• _Instructions for the task_
Without the pictures, set down every line of the data exactly.

================

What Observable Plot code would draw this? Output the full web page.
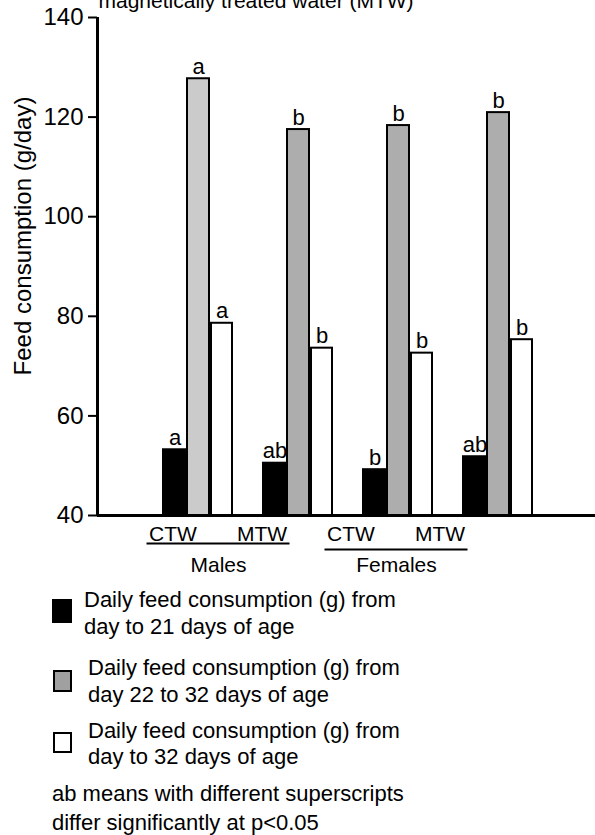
<!DOCTYPE html>
<html><head><meta charset="utf-8">
<script src="https://cdn.jsdelivr.net/npm/d3@7"></script>
<script src="https://cdn.jsdelivr.net/npm/@observablehq/plot@0.6"></script>
<style>
body{margin:0;background:#fff;font-family:"Liberation Sans",Arial,sans-serif;color:#000}
#wrap{position:relative;width:595px;height:835px;overflow:hidden}
.leg{position:absolute;font-size:22px;line-height:27px;white-space:nowrap}
.sw{position:absolute;box-sizing:border-box;border:2.5px solid #000}
#ylab{position:absolute;left:23px;top:236px;font-size:24px;white-space:nowrap;transform:translate(-50%,-50%) rotate(-90deg);line-height:24px}
</style></head><body><div id="wrap"><div id="chart"></div>
<div id="ylab"></div>
<div class="sw" style="left:52px;top:599px;width:20px;height:24px;background:#000"></div>
<div class="leg" id="l1" style="left:84px;top:586px"></div>
<div class="sw" style="left:53px;top:670px;width:19px;height:22px;background:#a0a0a0"></div>
<div class="leg" id="l2" style="left:88px;top:654px"></div>
<div class="sw" style="left:53px;top:732px;width:19px;height:21px;background:#fff"></div>
<div class="leg" id="l3" style="left:88px;top:718px;line-height:26px"></div>
<div class="leg" id="note" style="left:52px;top:779px;line-height:29px"></div>
</div>
<script>
const title = "magnetically treated water (MTW)";
const yLabel = "Feed consumption (g/day)";
const groups = ["CTW", "MTW", "CTW", "MTW"];
const sexes = ["Males", "Females"];
const groupSex = ["Males", "Males", "Females", "Females"];
const seriesNames = [
  ["Daily feed consumption (g) from", "day to 21 days of age"],
  ["Daily feed consumption (g) from", "day 22 to 32 days of age"],
  ["Daily feed consumption (g) from", "day to 32 days of age"]
];
const day1to21 = [53.2, 50.5, 49.2, 51.8];
const day22to32 = [127.7, 117.5, 118.3, 120.9];
const day1to32 = [78.6, 73.6, 72.6, 75.3];
const sig1to21 = ["a", "ab", "b", "ab"];
const sig22to32 = ["a", "b", "b", "b"];
const sig1to32 = ["a", "b", "b", "b"];
const yTicks = [40, 60, 80, 100, 120, 140];
const footnote = ["ab means with different superscripts", "differ significantly at p<0.05"];

// layout / style
const seriesVals = [day1to21, day22to32, day1to32];
const seriesSig = [sig1to21, sig22to32, sig1to32];
const offsets = [[-0.34, -0.11], [-0.10, 0.12], [0.14, 0.35]];
const fillFor = (s, g) => s === 0 ? "#000" : s === 2 ? "#fff" : (g === 0 ? "#cbcbcb" : "#adadad");

const rows = [];
groups.forEach((grp, g) => {
  seriesVals.forEach((vals, s) => {
    rows.push({g, s, value: vals[g], sig: seriesSig[s][g], fill: fillFor(s, g)});
  });
});
const labelX = i => i + 1 - 0.245 - 0.11 * i;
const catRows = groups.map((t, i) => ({t, x: labelX(i), sex: groupSex[i]}));
const sexRows = sexes.map(sex => {
  const idx = groupSex.map((s, i) => s === sex ? i : -1).filter(i => i >= 0);
  const x1 = labelX(idx[0]) - 0.26, x2 = labelX(idx[idx.length - 1]) + 0.28;
  return {sex, x1, x2, mid: (x1 + x2) / 2};
});

const fs = 21;
const chart = Plot.plot({
  width: 595, height: 580,
  marginLeft: 97, marginTop: 17, marginBottom: 65, marginRight: 0,
  style: {fontFamily: '"Liberation Sans", Arial, sans-serif', color: "#000", background: "#fff", overflow: "visible"},
  x: {domain: [0, 4.98], axis: null},
  y: {domain: [40, 140], axis: null},
  marks: [
    Plot.rect(rows, {
      x1: d => d.g + 1 + offsets[d.s][0], x2: d => d.g + 1 + offsets[d.s][1],
      y1: 40, y2: "value", fill: "fill", stroke: "#000", strokeWidth: 2
    }),
    Plot.text(rows, {
      x: d => d.g + 1 + (offsets[d.s][0] + offsets[d.s][1]) / 2, y: "value", text: "sig",
      lineAnchor: "bottom", dy: -5, fontSize: 22, fill: "#000"
    }),
    Plot.axisY({ticks: yTicks, tickSize: 9, tickPadding: 5, fontSize: 24, strokeWidth: 2, label: null}),
    Plot.ruleX([0], {y1: 40, y2: 140, strokeWidth: 3, stroke: "#000"}),
    Plot.ruleY([40], {strokeWidth: 3, stroke: "#000"}),
    Plot.text(catRows, {x: "x", y: 40, text: "t", dy: 19, lineAnchor: "middle", fontSize: fs, fill: "#000"}),
    Plot.ruleY(sexRows.filter(d => d.sex === "Males"), {x1: "x1", x2: "x2", y: 40, dy: 28, strokeWidth: 2, stroke: "#000"}),
    Plot.ruleY(sexRows.filter(d => d.sex === "Females"), {x1: "x1", x2: "x2", y: 40, dy: 34, strokeWidth: 2, stroke: "#000"}),
    Plot.text(sexRows, {x: "mid", y: 40, text: "sex", dy: 50, lineAnchor: "middle", fontSize: fs, fill: "#000"}),
    Plot.text([title], {frameAnchor: "top-left", textAnchor: "start", lineAnchor: "bottom", dx: 1, dy: -10, fontSize: fs, fill: "#000"})
  ]
});
document.getElementById("chart").appendChild(chart);
document.getElementById("ylab").textContent = yLabel;
["l1", "l2", "l3"].forEach((id, i) => {
  document.getElementById(id).innerHTML = seriesNames[i].join("<br>");
});
document.getElementById("note").innerHTML = footnote.join("<br>");
</script>
</body></html>
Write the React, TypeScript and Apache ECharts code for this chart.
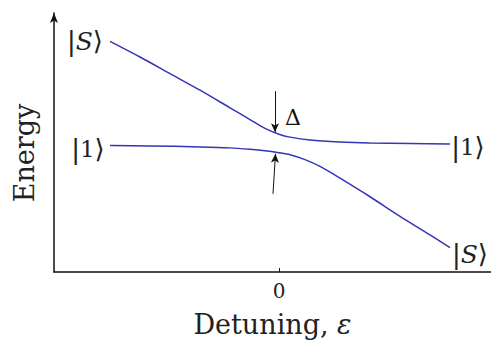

================

• _Solution for this exercise_
What Observable Plot code would draw this? Output the full web page.
<!DOCTYPE html>
<html><head><meta charset="utf-8">
<script src="https://cdn.jsdelivr.net/npm/d3@7"></script>
<script src="https://cdn.jsdelivr.net/npm/@observablehq/plot@0.6"></script>
<style>
body{margin:0;background:#fff;font-family:"Liberation Sans",Arial,sans-serif;color:#000}
#wrap{position:relative;width:595px;height:835px;overflow:hidden}
.leg{position:absolute;font-size:22px;line-height:27px;white-space:nowrap}
.sw{position:absolute;box-sizing:border-box;border:2.5px solid #000}
#ylab{position:absolute;left:23px;top:236px;font-size:24px;white-space:nowrap;transform:translate(-50%,-50%) rotate(-90deg);line-height:24px}
</style></head><body><div id="wrap"><div id="chart"></div>
<div id="ylab"></div>
<div class="sw" style="left:52px;top:599px;width:20px;height:24px;background:#000"></div>
<div class="leg" id="l1" style="left:84px;top:586px"></div>
<div class="sw" style="left:53px;top:670px;width:19px;height:22px;background:#a0a0a0"></div>
<div class="leg" id="l2" style="left:88px;top:654px"></div>
<div class="sw" style="left:53px;top:732px;width:19px;height:21px;background:#fff"></div>
<div class="leg" id="l3" style="left:88px;top:718px;line-height:26px"></div>
<div class="leg" id="note" style="left:52px;top:779px;line-height:29px"></div>
</div>
<script>
const title = "magnetically treated water (MTW)";
const yLabel = "Feed consumption (g/day)";
const groups = ["CTW", "MTW", "CTW", "MTW"];
const sexes = ["Males", "Females"];
const groupSex = ["Males", "Males", "Females", "Females"];
const seriesNames = [
  ["Daily feed consumption (g) from", "day to 21 days of age"],
  ["Daily feed consumption (g) from", "day 22 to 32 days of age"],
  ["Daily feed consumption (g) from", "day to 32 days of age"]
];
const day1to21 = [53.2, 50.5, 49.2, 51.8];
const day22to32 = [127.7, 117.5, 118.3, 120.9];
const day1to32 = [78.6, 73.6, 72.6, 75.3];
const sig1to21 = ["a", "ab", "b", "ab"];
const sig22to32 = ["a", "b", "b", "b"];
const sig1to32 = ["a", "b", "b", "b"];
const yTicks = [40, 60, 80, 100, 120, 140];
const footnote = ["ab means with different superscripts", "differ significantly at p<0.05"];

// layout / style
const seriesVals = [day1to21, day22to32, day1to32];
const seriesSig = [sig1to21, sig22to32, sig1to32];
const offsets = [[-0.34, -0.11], [-0.10, 0.12], [0.14, 0.35]];
const fillFor = (s, g) => s === 0 ? "#000" : s === 2 ? "#fff" : (g === 0 ? "#cbcbcb" : "#adadad");

const rows = [];
groups.forEach((grp, g) => {
  seriesVals.forEach((vals, s) => {
    rows.push({g, s, value: vals[g], sig: seriesSig[s][g], fill: fillFor(s, g)});
  });
});
const labelX = i => i + 1 - 0.245 - 0.11 * i;
const catRows = groups.map((t, i) => ({t, x: labelX(i), sex: groupSex[i]}));
const sexRows = sexes.map(sex => {
  const idx = groupSex.map((s, i) => s === sex ? i : -1).filter(i => i >= 0);
  const x1 = labelX(idx[0]) - 0.26, x2 = labelX(idx[idx.length - 1]) + 0.28;
  return {sex, x1, x2, mid: (x1 + x2) / 2};
});

const fs = 21;
const chart = Plot.plot({
  width: 595, height: 580,
  marginLeft: 97, marginTop: 17, marginBottom: 65, marginRight: 0,
  style: {fontFamily: '"Liberation Sans", Arial, sans-serif', color: "#000", background: "#fff", overflow: "visible"},
  x: {domain: [0, 4.98], axis: null},
  y: {domain: [40, 140], axis: null},
  marks: [
    Plot.rect(rows, {
      x1: d => d.g + 1 + offsets[d.s][0], x2: d => d.g + 1 + offsets[d.s][1],
      y1: 40, y2: "value", fill: "fill", stroke: "#000", strokeWidth: 2
    }),
    Plot.text(rows, {
      x: d => d.g + 1 + (offsets[d.s][0] + offsets[d.s][1]) / 2, y: "value", text: "sig",
      lineAnchor: "bottom", dy: -5, fontSize: 22, fill: "#000"
    }),
    Plot.axisY({ticks: yTicks, tickSize: 9, tickPadding: 5, fontSize: 24, strokeWidth: 2, label: null}),
    Plot.ruleX([0], {y1: 40, y2: 140, strokeWidth: 3, stroke: "#000"}),
    Plot.ruleY([40], {strokeWidth: 3, stroke: "#000"}),
    Plot.text(catRows, {x: "x", y: 40, text: "t", dy: 19, lineAnchor: "middle", fontSize: fs, fill: "#000"}),
    Plot.ruleY(sexRows.filter(d => d.sex === "Males"), {x1: "x1", x2: "x2", y: 40, dy: 28, strokeWidth: 2, stroke: "#000"}),
    Plot.ruleY(sexRows.filter(d => d.sex === "Females"), {x1: "x1", x2: "x2", y: 40, dy: 34, strokeWidth: 2, stroke: "#000"}),
    Plot.text(sexRows, {x: "mid", y: 40, text: "sex", dy: 50, lineAnchor: "middle", fontSize: fs, fill: "#000"}),
    Plot.text([title], {frameAnchor: "top-left", textAnchor: "start", lineAnchor: "bottom", dx: 1, dy: -10, fontSize: fs, fill: "#000"})
  ]
});
document.getElementById("chart").appendChild(chart);
document.getElementById("ylab").textContent = yLabel;
["l1", "l2", "l3"].forEach((id, i) => {
  document.getElementById(id).innerHTML = seriesNames[i].join("<br>");
});
document.getElementById("note").innerHTML = footnote.join("<br>");
</script>
</body></html>
Write the React, TypeScript and Apache ECharts code for this chart.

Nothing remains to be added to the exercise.